**EXERCISE BRIEF**
Exactly reproduce the lines of the listing below from the one containing "Write the React, TypeScript" through the one containing "Chart.register(...registerables);". Skip the images.

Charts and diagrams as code
⁂
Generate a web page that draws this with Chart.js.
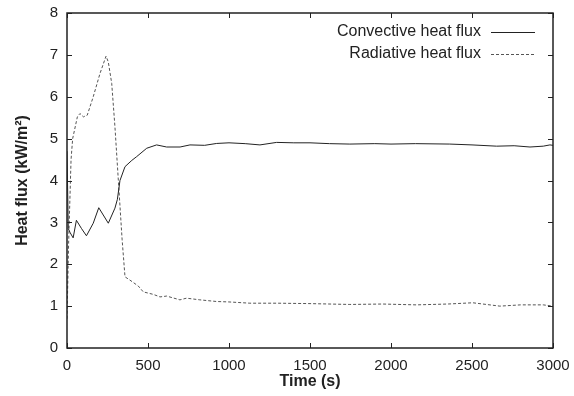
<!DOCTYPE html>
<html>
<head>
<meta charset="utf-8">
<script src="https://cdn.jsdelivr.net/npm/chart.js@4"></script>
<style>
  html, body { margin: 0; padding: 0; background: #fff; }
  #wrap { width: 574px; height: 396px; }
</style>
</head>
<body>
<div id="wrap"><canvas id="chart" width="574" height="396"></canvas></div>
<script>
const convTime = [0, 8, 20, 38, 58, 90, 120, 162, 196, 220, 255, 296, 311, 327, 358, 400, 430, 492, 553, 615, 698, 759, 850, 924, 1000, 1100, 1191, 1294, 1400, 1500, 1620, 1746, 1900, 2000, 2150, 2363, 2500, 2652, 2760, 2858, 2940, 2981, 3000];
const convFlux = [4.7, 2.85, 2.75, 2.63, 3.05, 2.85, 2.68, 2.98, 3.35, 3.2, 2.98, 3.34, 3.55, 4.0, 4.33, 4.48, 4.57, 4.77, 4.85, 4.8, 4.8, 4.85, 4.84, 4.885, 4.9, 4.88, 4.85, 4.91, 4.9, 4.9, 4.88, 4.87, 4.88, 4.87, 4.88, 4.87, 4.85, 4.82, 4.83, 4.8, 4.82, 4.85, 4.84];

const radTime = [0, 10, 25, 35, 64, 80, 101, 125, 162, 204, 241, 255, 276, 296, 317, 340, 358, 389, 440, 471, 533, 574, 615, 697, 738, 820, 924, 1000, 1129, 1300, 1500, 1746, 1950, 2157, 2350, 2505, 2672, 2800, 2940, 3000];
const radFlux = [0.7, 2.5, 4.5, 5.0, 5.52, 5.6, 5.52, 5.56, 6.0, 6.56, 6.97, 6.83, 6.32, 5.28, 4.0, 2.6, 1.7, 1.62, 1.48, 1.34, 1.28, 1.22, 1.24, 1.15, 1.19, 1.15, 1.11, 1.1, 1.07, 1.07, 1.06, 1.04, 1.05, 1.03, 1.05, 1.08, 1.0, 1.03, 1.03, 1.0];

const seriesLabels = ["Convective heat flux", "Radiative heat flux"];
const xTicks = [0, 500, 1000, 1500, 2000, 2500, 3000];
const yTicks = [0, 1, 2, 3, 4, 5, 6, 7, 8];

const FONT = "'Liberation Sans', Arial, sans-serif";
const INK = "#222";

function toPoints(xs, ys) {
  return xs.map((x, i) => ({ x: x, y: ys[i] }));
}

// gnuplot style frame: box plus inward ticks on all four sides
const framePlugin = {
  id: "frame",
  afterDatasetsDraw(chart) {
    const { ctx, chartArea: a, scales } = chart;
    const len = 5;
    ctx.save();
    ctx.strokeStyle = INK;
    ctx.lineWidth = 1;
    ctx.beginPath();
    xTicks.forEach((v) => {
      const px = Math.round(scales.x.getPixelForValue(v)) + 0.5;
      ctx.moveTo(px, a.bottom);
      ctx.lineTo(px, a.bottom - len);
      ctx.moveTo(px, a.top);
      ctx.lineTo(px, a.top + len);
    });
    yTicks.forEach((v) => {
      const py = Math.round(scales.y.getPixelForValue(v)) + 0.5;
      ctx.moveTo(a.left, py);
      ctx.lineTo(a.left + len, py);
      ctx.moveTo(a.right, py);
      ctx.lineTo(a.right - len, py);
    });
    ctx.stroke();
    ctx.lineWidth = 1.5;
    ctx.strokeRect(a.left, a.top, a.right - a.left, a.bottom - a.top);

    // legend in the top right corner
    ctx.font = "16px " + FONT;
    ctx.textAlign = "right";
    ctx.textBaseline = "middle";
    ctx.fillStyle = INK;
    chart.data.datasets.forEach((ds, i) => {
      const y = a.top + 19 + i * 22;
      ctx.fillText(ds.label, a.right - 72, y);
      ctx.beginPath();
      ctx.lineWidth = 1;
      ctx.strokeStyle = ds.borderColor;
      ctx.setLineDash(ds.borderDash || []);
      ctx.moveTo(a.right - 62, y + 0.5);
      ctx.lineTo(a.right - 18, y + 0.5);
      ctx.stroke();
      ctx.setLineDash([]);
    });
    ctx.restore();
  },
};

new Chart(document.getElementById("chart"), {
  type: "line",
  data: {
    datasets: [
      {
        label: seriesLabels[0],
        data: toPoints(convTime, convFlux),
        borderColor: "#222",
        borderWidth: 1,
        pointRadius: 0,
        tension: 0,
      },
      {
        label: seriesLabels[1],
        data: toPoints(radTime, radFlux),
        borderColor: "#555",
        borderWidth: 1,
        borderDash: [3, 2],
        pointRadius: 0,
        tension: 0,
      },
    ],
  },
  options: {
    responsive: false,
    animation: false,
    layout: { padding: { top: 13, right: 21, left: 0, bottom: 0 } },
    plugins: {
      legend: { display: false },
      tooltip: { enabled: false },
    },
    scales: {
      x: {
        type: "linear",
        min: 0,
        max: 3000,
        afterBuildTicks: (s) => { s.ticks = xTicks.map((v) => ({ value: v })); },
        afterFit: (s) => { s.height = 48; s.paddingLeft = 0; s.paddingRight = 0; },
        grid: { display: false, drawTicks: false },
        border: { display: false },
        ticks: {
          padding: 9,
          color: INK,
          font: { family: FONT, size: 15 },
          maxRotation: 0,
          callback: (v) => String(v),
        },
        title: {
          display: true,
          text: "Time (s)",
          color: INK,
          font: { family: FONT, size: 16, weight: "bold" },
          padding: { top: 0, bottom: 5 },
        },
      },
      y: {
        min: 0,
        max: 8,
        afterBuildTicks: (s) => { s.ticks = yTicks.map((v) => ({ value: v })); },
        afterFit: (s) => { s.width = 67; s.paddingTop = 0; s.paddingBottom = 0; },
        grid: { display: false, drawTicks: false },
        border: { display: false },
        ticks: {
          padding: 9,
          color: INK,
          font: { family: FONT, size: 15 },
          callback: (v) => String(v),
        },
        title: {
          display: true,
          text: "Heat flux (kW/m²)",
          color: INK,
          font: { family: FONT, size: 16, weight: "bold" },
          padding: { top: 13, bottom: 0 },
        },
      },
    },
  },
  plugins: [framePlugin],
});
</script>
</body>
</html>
⁂
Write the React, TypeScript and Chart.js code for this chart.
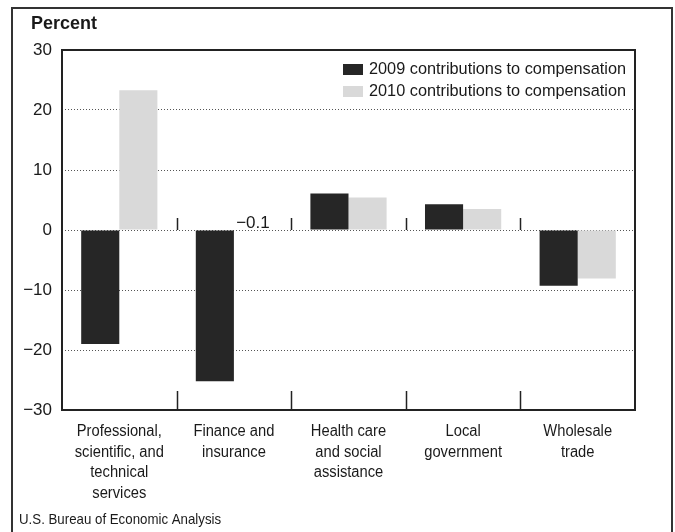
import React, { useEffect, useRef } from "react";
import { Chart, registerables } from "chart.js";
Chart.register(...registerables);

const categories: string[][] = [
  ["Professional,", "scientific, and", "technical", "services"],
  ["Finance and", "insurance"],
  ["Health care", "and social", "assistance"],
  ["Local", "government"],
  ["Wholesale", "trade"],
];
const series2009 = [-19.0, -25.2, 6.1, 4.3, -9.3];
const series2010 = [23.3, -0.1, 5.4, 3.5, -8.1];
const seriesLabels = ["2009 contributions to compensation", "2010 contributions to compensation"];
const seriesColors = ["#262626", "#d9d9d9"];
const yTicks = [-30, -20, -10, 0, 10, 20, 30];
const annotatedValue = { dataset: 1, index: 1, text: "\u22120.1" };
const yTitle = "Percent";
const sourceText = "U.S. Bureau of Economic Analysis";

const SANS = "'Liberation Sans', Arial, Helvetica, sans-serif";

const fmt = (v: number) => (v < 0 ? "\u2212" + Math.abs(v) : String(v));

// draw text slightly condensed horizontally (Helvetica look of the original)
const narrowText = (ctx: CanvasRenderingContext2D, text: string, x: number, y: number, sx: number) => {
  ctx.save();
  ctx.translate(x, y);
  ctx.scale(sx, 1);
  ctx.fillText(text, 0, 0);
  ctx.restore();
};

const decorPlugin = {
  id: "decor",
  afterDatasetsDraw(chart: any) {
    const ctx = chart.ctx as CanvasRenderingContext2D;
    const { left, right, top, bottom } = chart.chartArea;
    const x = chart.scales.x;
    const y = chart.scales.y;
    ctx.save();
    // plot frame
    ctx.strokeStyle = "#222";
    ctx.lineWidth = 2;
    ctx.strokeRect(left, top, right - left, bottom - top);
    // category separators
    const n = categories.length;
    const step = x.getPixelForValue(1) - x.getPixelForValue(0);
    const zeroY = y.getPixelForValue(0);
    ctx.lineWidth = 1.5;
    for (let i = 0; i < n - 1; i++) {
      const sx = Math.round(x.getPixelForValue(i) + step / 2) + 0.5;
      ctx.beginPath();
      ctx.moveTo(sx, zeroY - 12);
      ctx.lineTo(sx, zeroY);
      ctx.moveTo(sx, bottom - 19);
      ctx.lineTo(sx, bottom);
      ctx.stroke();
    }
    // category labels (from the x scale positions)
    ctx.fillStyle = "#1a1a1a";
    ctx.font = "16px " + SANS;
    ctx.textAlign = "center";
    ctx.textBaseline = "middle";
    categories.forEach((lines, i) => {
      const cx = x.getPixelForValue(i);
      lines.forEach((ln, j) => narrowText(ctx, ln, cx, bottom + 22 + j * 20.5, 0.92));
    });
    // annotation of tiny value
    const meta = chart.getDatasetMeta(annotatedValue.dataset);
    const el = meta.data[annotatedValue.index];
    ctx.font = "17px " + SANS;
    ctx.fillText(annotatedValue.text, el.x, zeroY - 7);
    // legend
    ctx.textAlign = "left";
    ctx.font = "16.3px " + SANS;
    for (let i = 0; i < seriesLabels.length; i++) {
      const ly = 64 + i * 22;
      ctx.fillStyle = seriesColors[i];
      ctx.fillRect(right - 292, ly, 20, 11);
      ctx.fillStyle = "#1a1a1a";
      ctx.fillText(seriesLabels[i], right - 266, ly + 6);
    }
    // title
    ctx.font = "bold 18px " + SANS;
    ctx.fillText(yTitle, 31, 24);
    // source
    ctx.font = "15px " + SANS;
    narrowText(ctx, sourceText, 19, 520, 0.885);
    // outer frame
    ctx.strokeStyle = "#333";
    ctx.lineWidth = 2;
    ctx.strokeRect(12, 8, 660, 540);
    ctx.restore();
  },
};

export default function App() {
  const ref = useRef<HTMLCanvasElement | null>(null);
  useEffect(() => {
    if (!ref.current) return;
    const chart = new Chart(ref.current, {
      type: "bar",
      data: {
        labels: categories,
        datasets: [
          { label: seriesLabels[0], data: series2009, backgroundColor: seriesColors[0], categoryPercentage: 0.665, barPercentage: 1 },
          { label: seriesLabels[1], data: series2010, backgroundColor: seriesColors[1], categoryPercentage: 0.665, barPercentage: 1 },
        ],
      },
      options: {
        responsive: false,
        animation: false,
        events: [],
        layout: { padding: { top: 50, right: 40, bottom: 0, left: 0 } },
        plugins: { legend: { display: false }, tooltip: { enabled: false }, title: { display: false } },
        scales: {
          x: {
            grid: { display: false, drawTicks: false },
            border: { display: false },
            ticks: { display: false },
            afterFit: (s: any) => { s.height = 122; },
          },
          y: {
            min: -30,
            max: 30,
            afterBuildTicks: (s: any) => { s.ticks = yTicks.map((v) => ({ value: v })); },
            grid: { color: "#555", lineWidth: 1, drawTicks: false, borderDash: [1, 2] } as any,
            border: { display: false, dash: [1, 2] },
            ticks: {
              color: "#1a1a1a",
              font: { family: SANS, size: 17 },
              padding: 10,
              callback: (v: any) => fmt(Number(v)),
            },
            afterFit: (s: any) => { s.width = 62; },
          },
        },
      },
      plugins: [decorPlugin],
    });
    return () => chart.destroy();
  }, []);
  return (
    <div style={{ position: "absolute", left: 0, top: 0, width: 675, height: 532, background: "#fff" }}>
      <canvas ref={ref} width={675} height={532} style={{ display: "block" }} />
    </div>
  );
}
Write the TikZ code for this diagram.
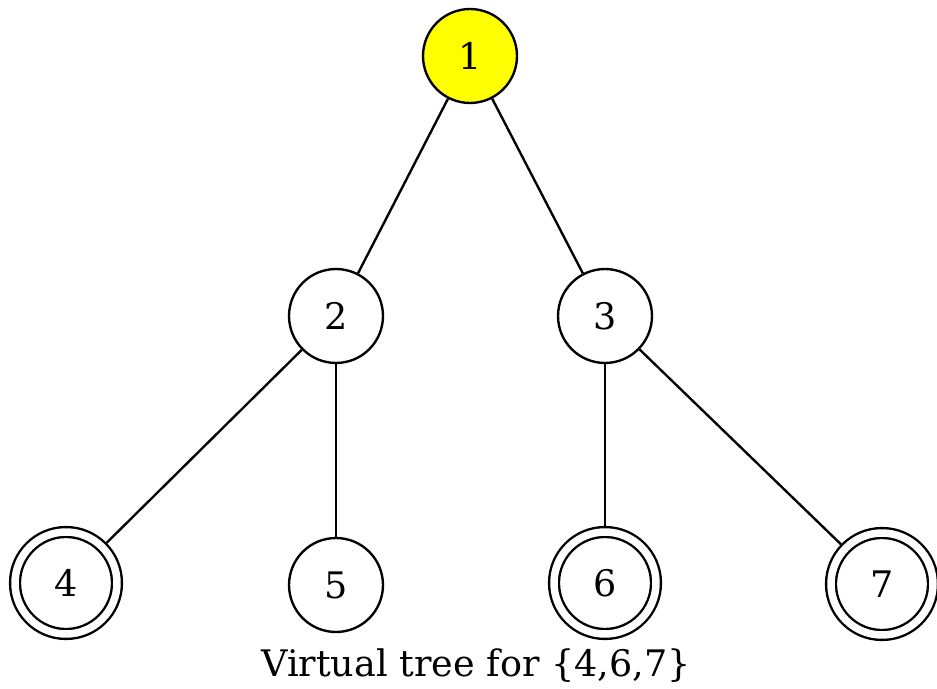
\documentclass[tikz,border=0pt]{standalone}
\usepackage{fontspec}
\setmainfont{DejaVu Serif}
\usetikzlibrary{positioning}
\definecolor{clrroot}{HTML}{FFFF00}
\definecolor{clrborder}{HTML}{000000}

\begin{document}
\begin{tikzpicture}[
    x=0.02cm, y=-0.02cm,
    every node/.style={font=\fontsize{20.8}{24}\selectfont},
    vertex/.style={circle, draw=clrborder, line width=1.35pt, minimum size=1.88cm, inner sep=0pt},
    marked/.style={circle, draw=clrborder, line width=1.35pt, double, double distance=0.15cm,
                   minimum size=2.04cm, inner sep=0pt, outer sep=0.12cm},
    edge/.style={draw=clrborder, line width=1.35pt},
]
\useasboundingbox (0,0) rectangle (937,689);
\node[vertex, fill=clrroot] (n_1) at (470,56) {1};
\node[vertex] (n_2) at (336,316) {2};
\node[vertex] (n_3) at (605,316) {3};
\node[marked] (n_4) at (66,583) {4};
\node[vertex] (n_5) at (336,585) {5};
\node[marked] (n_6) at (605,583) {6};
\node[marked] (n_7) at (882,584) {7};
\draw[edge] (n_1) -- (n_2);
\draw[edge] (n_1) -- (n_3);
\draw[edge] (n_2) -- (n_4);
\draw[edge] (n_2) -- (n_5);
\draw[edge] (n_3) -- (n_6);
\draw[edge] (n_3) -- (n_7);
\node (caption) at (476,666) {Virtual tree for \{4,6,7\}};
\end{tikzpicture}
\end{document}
⁂
**RESULT OF THE TASK**
Write the React, TypeScript and Chart.js code for this chart.
import React, { useEffect, useRef } from "react";
import { Chart, registerables } from "chart.js";
Chart.register(...registerables);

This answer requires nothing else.